I originally drafted this post exactly a year ago, right after the Paris attacks. I didn’t post it then because I thought it would be too inflammatory, and I was honestly just too sad. I didn’t feel like getting into an Internet Argument. I still think it’s true, though, and think it’s worth saying even though I’m sure there are plenty of people out there just waiting to ignore the nuances. Either way, here it is.
Since Paris was attacked on Friday night, my Facebook feed has exploded with posts about how fundamentally unjust it is that Americans are so upset about this event, but they weren’t upset the day before when Beirut was attacked.
While I think it’s an argument more persuasively made later, when emotions are not quite so high, I do understand the impulse behind it: There is an inherently dehumanizing aspect to feeling more empathy for some and less empathy for others, and we know where dehumanization leads.
However, the virulence of these posts prevented me from showing solidarity with the people in Paris for fear of the flak I would get for NOT having shown the same solidarity with the people of Beirut the day before. And that just means less empathy and less solidarity to go around.
In actuality, my empathy for Parisians is not a sign of my lack of empathy for the people of Beirut. In fact, it’s a sign of my normal, if lamentable, neurology.
Before I continue, let me take a moment to unequivocally state the obvious: The life of a person in Beirut is not fundamentally or objectively worth more or less than the life of a person in Paris.
While there’s some disagreement on the exact number, current science suggests each human can only see between 150 and 300 other humans as fully developed, complex individuals. This limitation clearly comes with some dire consequences – hate crimes and genocide defining the far end of the spectrum, nimbyism and neglect covering the nearer end. However, it is practical from an evolutionary perspective.
In order to survive as a social species, we each need to know and care about the people upon whom we most depend for survival. In an abstract sense, in a modern world, that group could include some complete strangers on the far side of the planet. But even now, even with the Internet and a globalized economy, one’s in-group is still mostly populated by the people who are geographically and culturally proximate – our families, our neighbors, the people we went to school with, the people we work with, etc.
Let’s take me as an example. I know people in France. I have been to France. If there is another language I come close to being able to speak besides English, it’s French. The victims of the crimes in Paris were doing things I do on the regular: I go to rock shows of the Eagles of Death Metal sort, I sit outside on patios at restaurants eating dinner. I don’t frequent huge sporting events, but I’ve been to a few.
Beirut, on the other hand, is slightly further outside my usual sphere. I know people who were born in Lebanon, and still others who have visited Lebanon, but not anyone who currently lives there. Since Beirut is a modern city, I can imagine that the lives of its residents are largely like my life, but I don’t know that viscerally from having seen it or from knowing people who are currently living it.
That said, my visceral reaction to hearing the news about Paris on Friday differed from my reaction to hearing about Beirut on Thursday because of Paris’s societal proximity to my life. I don’t think that’s wrong. I think it’s the emotional reality of a human existence for most people most of the time.

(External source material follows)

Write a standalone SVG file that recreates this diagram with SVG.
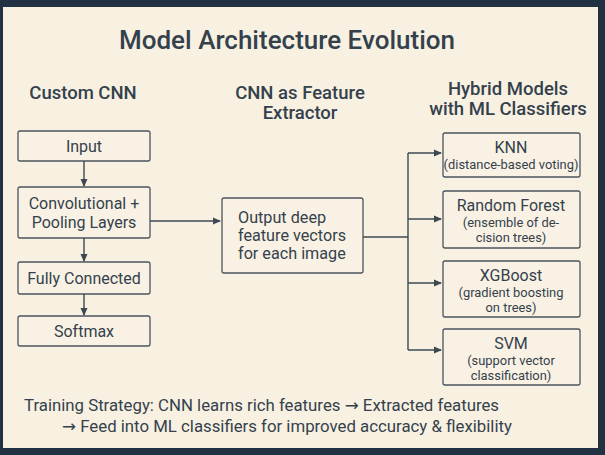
<svg xmlns="http://www.w3.org/2000/svg" width="605" height="455" viewBox="0 0 605 455">
<defs>
<marker id="ah" markerWidth="8" markerHeight="8" refX="7" refY="4" orient="auto" markerUnits="userSpaceOnUse">
<path d="M0,0.5 L8,4 L0,7.5 Z" fill="#3d4852"/>
</marker>
<style>
.box{fill:#f9f2e4;stroke:#4a545e;stroke-width:1.3}
.t{font-family:Roboto,"Liberation Sans",sans-serif;fill:#34414c}
.h{font-size:18.5px;font-weight:500;text-anchor:middle}
.n{font-size:16px;text-anchor:middle}
.s{font-size:12.9px;text-anchor:middle}
.c{fill:none;stroke:#3d4852;stroke-width:1.4}
.ar{font-family:"DejaVu Sans",sans-serif}
</style>
</defs>
<rect x="0" y="0" width="605" height="455" fill="#223142"/>
<rect x="3" y="7" width="595" height="441" fill="#f8f1e2"/>
<text class="t" x="287" y="49" font-size="26" font-weight="500" text-anchor="middle">Model Architecture Evolution</text>
<text class="t h" x="83" y="99">Custom CNN</text>
<text class="t h" x="300" y="99">CNN as Feature</text>
<text class="t h" x="300" y="119">Extractor</text>
<text class="t h" x="508" y="95">Hybrid Models</text>
<text class="t h" x="508" y="115">with ML Classifiers</text>

<g id="input"><rect class="box" x="18" y="131" width="132" height="30" rx="2"/><text class="t n" x="84" y="152">Input</text></g>
<g id="conv"><rect class="box" x="18" y="187" width="132" height="51" rx="2"/><text class="t n" x="84" y="209">Convolutional +</text><text class="t n" x="84" y="228">Pooling Layers</text></g>
<g id="fc"><rect class="box" x="18" y="262" width="132" height="32" rx="2"/><text class="t n" x="84" y="284">Fully Connected</text></g>
<g id="softmax"><rect class="box" x="18" y="316" width="132" height="30" rx="2"/><text class="t n" x="84" y="337">Softmax</text></g>

<g id="extractor"><rect class="box" x="222" y="198" width="141" height="75" rx="2"/>
<text class="t" font-size="16.2" x="238" y="223">Output deep</text>
<text class="t" font-size="16.2" x="238" y="241">feature vectors</text>
<text class="t" font-size="16.2" x="238" y="259">for each image</text></g>

<g id="knn"><rect class="box" x="443" y="133" width="137" height="44" rx="2"/><text class="t n" x="511" y="153">KNN</text><text class="t s" x="511" y="169" font-size="12.3">(distance-based voting)</text></g>
<g id="rf"><rect class="box" x="443" y="191" width="137" height="57" rx="2"/><text class="t n" x="511" y="211">Random Forest</text><text class="t s" x="511" y="227">(ensemble of de-</text><text class="t s" x="511" y="242">cision trees)</text></g>
<g id="xgb"><rect class="box" x="443" y="261" width="137" height="56" rx="2"/><text class="t n" x="511" y="281">XGBoost</text><text class="t s" x="511" y="297">(gradient boosting</text><text class="t s" x="511" y="312">on trees)</text></g>
<g id="svm"><rect class="box" x="443" y="329" width="137" height="56" rx="2"/><text class="t n" x="511" y="349">SVM</text><text class="t s" x="511" y="365">(support vector</text><text class="t s" x="511" y="380">classification)</text></g>

<g id="connectors">
<line class="c" x1="84" y1="161" x2="84" y2="186" marker-end="url(#ah)"/>
<line class="c" x1="84" y1="238" x2="84" y2="261" marker-end="url(#ah)"/>
<line class="c" x1="84" y1="294" x2="84" y2="315" marker-end="url(#ah)"/>
<line class="c" x1="150" y1="221" x2="220" y2="221" marker-end="url(#ah)"/>
<polyline class="c" points="363,237 408,237"/>
<line class="c" x1="408" y1="153" x2="408" y2="350"/>
<line class="c" x1="408" y1="153" x2="441" y2="153" marker-end="url(#ah)"/>
<line class="c" x1="408" y1="219" x2="441" y2="219" marker-end="url(#ah)"/>
<line class="c" x1="408" y1="283" x2="441" y2="283" marker-end="url(#ah)"/>
<line class="c" x1="408" y1="350" x2="441" y2="350" marker-end="url(#ah)"/>
</g>

<text class="t" font-size="16.8" x="24" y="411" fill="#3a4650">Training Strategy: CNN learns rich features <tspan class="ar">→</tspan> Extracted features</text>
<text class="t" font-size="16.8" x="62" y="432" fill="#3a4650"><tspan class="ar">→</tspan> Feed into ML classifiers for improved accuracy &amp; flexibility</text>
</svg>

What is wrong is preventing people from expressing empathy by making them feel that their empathy is misplaced or fundamentally bad in some way. We need more empathy in this world, not less, and it’s not a finite resource.
What’s even more wrong is to ignore the reality of our biases – to pretend humans are fundamentally different than we are – and thereby to inhibit our ability to mitigate or overcome those biases. Simply asserting one should, at root, care equally about strangers as one does about friends does not make that any more practically possible than it already is. However, if we accept that it isn’t possible through sheer will, then we can start to build structures and institutions to counterbalance them.
It’s only because we know we’re forgetful that we keep to-do lists and calendars. We could pretend that it’s possible for a human being to just remember everything, or we can accept our limitations and build structures in life to mitigate them.
Likewise, only when we’re able to honestly see and confront our tribal biases can we start to support the work that takes care of the people outside of our tribe – because they deserve it. Their lives are worth just as much.